### TASK INSTRUCTIONS
Nothing outside the lines from the one containing "Give me the" through the one containing "const Y_TICKS=[0,200,400,600,800];" should be copied, and no pictures either. Copy those lines exactly.

[BEGIN INPUT RECORDS]

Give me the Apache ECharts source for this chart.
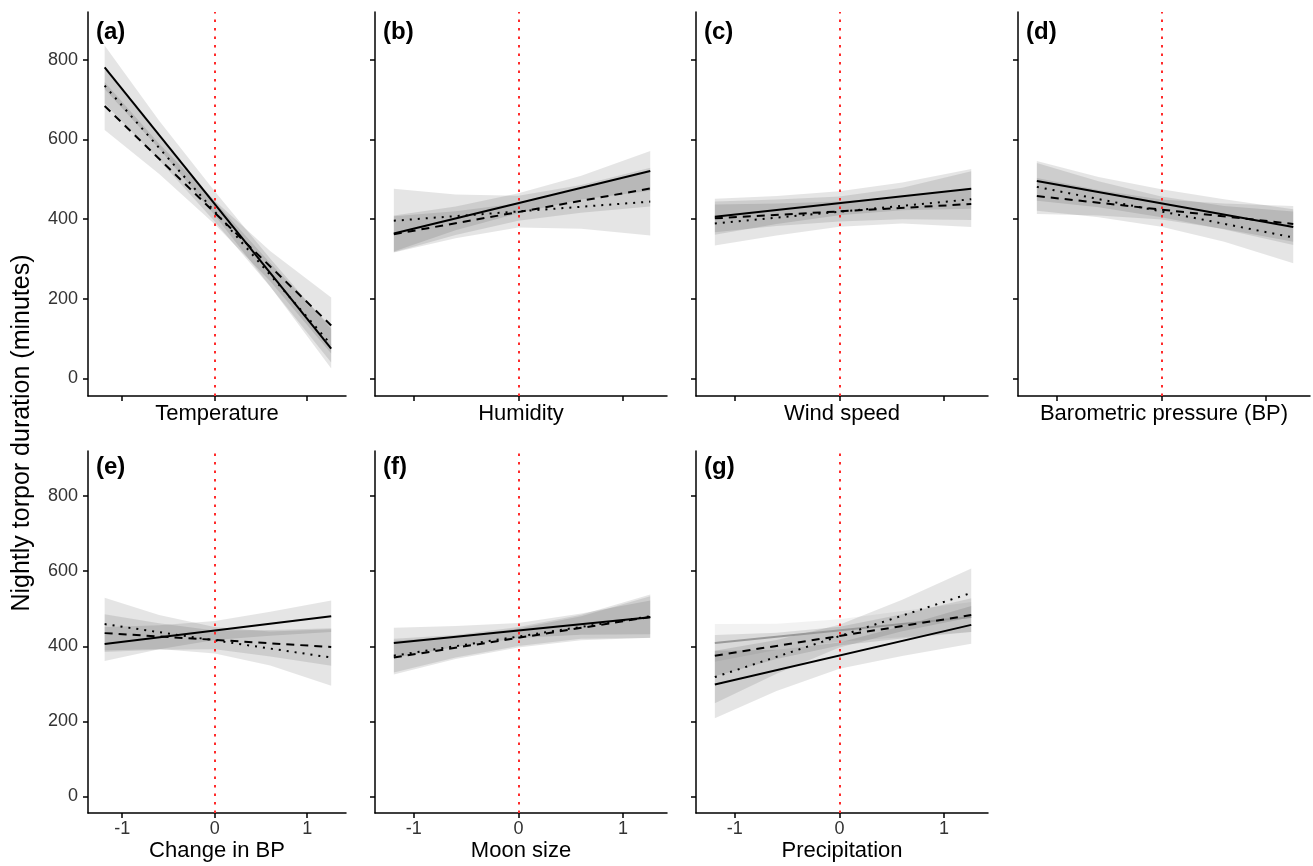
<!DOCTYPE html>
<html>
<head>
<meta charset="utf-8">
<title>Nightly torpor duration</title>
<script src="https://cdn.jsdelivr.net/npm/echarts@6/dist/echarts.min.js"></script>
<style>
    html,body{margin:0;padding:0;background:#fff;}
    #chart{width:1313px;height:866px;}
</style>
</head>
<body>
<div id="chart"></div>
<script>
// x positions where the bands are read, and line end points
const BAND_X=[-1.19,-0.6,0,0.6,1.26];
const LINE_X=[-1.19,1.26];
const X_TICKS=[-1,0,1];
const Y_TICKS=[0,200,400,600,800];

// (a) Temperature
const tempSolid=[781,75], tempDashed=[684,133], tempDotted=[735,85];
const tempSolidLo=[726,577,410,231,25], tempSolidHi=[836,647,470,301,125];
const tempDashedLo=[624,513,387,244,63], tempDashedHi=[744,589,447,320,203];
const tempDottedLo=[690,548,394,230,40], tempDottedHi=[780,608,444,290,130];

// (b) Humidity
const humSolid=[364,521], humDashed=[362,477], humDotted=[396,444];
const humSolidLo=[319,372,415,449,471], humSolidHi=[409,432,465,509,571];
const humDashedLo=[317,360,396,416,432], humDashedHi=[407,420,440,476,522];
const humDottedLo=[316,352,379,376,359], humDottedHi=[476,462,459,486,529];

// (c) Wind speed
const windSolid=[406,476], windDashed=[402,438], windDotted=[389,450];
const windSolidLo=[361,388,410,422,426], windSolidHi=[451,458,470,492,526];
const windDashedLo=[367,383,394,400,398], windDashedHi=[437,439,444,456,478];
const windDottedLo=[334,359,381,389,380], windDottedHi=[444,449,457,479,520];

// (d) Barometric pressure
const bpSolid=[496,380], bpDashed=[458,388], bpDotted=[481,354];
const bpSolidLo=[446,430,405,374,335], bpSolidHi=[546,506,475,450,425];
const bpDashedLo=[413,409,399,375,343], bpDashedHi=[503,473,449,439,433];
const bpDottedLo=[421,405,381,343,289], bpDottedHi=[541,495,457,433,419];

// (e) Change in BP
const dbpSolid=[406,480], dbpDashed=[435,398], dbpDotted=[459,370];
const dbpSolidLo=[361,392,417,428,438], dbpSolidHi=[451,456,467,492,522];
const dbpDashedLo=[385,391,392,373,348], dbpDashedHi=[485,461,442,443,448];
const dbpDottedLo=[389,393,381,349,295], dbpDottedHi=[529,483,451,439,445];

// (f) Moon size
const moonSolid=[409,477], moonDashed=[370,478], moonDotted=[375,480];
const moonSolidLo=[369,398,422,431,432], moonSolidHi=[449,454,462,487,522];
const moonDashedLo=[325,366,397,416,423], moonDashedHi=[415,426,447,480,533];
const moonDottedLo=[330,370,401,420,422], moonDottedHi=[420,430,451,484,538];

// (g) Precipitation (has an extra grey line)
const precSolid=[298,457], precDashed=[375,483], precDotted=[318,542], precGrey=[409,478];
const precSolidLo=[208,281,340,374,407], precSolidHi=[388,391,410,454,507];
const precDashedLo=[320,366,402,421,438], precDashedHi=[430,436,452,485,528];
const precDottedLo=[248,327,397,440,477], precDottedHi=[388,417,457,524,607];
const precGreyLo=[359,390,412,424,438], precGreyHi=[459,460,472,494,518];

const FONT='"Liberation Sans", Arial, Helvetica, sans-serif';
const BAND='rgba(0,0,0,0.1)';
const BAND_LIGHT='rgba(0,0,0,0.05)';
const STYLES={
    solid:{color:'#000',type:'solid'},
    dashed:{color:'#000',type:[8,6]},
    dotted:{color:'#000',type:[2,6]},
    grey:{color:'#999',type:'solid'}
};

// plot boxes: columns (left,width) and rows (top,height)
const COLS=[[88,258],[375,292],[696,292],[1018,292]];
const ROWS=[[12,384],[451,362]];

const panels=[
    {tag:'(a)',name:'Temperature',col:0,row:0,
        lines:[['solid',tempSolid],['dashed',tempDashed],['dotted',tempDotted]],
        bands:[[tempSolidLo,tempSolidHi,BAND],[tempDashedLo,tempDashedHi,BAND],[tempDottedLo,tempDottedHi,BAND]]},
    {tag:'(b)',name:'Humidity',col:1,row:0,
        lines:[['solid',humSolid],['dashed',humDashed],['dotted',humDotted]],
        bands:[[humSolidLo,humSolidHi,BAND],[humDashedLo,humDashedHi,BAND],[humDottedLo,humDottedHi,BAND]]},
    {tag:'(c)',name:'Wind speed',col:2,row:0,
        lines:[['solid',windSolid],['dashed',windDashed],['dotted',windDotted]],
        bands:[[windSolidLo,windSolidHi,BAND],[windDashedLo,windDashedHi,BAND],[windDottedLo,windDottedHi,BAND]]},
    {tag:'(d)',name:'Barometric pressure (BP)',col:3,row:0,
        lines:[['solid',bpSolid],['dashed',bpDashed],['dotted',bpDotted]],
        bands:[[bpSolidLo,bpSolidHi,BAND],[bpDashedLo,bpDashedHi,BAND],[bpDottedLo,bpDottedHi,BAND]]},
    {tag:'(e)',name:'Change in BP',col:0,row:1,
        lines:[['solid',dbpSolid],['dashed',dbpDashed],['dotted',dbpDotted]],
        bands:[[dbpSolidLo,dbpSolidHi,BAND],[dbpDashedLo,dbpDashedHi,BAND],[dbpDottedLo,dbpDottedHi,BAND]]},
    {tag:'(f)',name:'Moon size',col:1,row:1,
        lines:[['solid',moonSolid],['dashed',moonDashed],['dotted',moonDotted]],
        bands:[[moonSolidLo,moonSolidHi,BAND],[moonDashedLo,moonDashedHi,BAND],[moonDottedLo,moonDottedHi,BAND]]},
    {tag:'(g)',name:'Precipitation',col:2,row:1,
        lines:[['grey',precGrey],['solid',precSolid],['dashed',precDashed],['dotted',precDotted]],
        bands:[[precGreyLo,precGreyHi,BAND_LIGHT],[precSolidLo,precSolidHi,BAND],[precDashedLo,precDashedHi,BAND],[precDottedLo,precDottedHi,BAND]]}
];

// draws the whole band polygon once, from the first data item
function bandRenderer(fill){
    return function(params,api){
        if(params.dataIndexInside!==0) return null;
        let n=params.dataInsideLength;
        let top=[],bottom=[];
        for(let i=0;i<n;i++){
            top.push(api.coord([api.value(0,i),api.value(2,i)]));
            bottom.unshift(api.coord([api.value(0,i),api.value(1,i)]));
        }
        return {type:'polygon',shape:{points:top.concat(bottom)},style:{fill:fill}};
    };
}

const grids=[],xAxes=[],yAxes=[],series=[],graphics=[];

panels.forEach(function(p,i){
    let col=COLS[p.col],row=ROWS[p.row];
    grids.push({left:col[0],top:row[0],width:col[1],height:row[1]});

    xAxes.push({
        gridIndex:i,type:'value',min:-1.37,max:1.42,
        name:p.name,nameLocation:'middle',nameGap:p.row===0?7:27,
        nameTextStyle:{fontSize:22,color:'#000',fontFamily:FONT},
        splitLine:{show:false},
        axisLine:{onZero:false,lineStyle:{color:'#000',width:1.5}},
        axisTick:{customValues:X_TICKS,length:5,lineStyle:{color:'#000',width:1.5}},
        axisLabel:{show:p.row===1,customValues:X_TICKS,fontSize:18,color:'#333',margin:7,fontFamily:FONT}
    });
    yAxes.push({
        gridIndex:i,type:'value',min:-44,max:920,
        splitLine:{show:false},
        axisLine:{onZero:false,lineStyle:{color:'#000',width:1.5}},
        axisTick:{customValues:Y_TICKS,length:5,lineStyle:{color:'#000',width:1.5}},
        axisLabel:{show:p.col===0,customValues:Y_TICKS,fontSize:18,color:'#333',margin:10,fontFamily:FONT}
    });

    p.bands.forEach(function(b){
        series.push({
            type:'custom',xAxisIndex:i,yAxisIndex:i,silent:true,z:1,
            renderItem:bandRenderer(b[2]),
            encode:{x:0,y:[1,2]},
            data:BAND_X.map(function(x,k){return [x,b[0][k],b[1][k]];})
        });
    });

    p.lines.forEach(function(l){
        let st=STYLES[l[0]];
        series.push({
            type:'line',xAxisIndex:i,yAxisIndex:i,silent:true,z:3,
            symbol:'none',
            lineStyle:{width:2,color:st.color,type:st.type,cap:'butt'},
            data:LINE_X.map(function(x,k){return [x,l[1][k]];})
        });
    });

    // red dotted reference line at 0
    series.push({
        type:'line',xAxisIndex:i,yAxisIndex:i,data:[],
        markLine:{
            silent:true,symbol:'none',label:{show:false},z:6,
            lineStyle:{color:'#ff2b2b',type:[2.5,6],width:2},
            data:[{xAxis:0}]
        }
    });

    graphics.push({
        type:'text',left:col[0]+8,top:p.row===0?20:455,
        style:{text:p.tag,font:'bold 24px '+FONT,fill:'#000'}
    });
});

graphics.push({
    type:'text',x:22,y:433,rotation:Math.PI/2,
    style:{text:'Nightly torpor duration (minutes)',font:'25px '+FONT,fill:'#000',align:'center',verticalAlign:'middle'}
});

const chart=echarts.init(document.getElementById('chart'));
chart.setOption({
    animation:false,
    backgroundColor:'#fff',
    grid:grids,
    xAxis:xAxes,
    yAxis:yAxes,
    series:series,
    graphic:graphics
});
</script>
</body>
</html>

[END INPUT RECORDS]
[BEGIN INPUT RECORDS]

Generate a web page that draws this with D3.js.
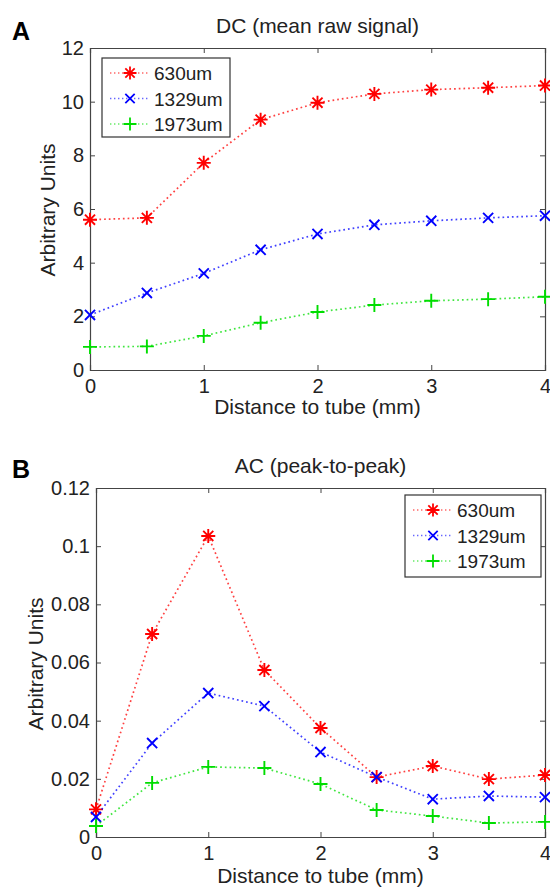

[END INPUT RECORDS]

### REPLY
Give me the Apache ECharts source for this chart.
<!DOCTYPE html>
<html>
<head>
<meta charset="utf-8">
<title>Nightly torpor duration</title>
<script src="https://cdn.jsdelivr.net/npm/echarts@6/dist/echarts.min.js"></script>
<style>
    html,body{margin:0;padding:0;background:#fff;}
    #chart{width:1313px;height:866px;}
</style>
</head>
<body>
<div id="chart"></div>
<script>
// x positions where the bands are read, and line end points
const BAND_X=[-1.19,-0.6,0,0.6,1.26];
const LINE_X=[-1.19,1.26];
const X_TICKS=[-1,0,1];
const Y_TICKS=[0,200,400,600,800];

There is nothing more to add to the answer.